Vitier, como otros líricos de Hispanoamérica, da a las palabras una inflexión especial, de suerte que su acento, resultándonos familiar, no es empero el acostumbrado. Del jugador, cuando reparte las cartas de la baraja, dice:


Corta el mazo, despáchalo tapado
en veloz abanico del Destino.



Un español no hubiera recurrido -seguramente- ni al sustantivo «mazo» ni al verbo «despachar». Pero si al lector de poesía pudieran parecerle poco comunes, el oído recoge ambas expresiones y las identifica en el acto, como adscritas a un lenguaje verosímil, nada insólito, en el curso del ejercicio a que se alude. El segundo verso, ágil y justa metáfora, doblemente expresiva en cuanto alude a dos órdenes de significaciones: el visual -«abanico» de las cartas desparramadas sobre la mesa- y el moral, a su vez comprensivo de dos implicaciones distintas: destino equiparado a suerte (el que ambos términos no sean sinónimos, lejos de estorbar, ayuda a henchir de posibilidades la palabra y, por tanto, el verso) y expresión de la fatalidad, de los designios de la Providencia.

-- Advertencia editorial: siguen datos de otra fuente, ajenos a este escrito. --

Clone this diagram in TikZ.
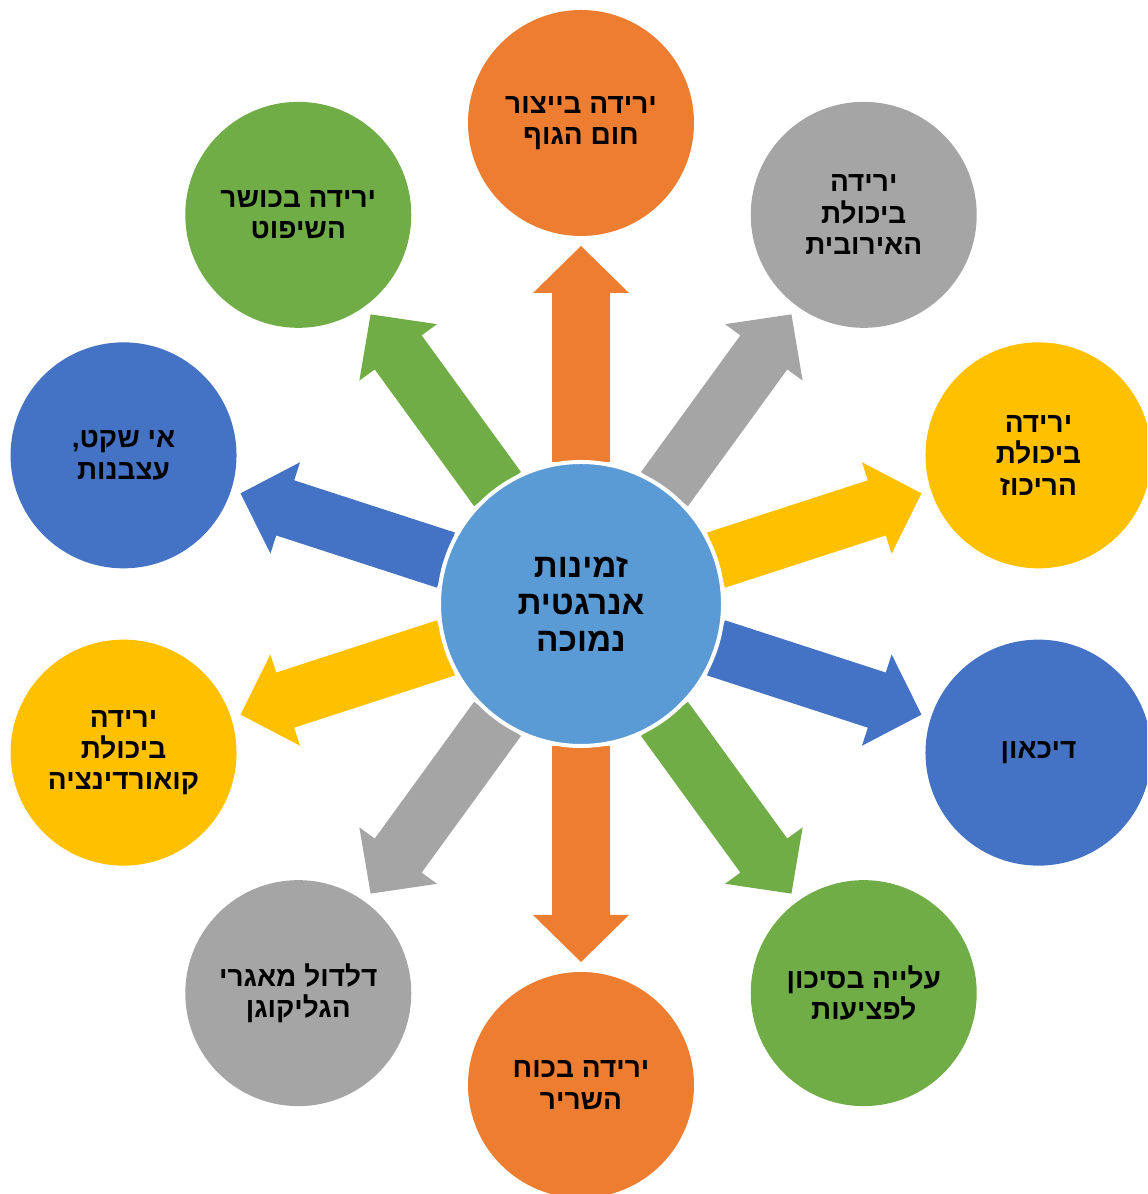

Pero si este segundo verso es así de rico y certero -el adjetivo «veloz» sugiere con mucha exactitud la destreza del jugador en el reparto, y unido al resto de los términos empleados configura plásticamente la acción a que se refiere-, es verso «poético», más previsible incluso que el primero, incisivo en su concisa, inusitada expresividad. Véase cómo los dos verbos le dan dinamismo y eficacia al acumular dos actos en la realidad también rápidamente sucesivos.

Pretende Vitier captar el contenido de las vivencias. Del momento le importa lo que perdura, y su lírica se aleja de cuanto no pueda transmutarse en delgado zumo de eternidad. Su poesía nace en el combate interior, en la apasionada -y arriesgada- búsqueda de la perfección. La memoria alimenta sueños de nostalgia, y serles fiel constituye el honor del poeta. Esta memoria austera, esta nostalgia serena, alumbran poemas en que las cosas se dicen sigilosamente, en una media voz que exige oídos bien abiertos, solicitud en el lector y, desde luego, renunciamiento. Aunque alguna vez el verso parece producto de esfuerzo intelectual más que de intuición, este libro representa una noble tentativa de lograr rigurosa poesía, condensación extrema de las emociones originarias.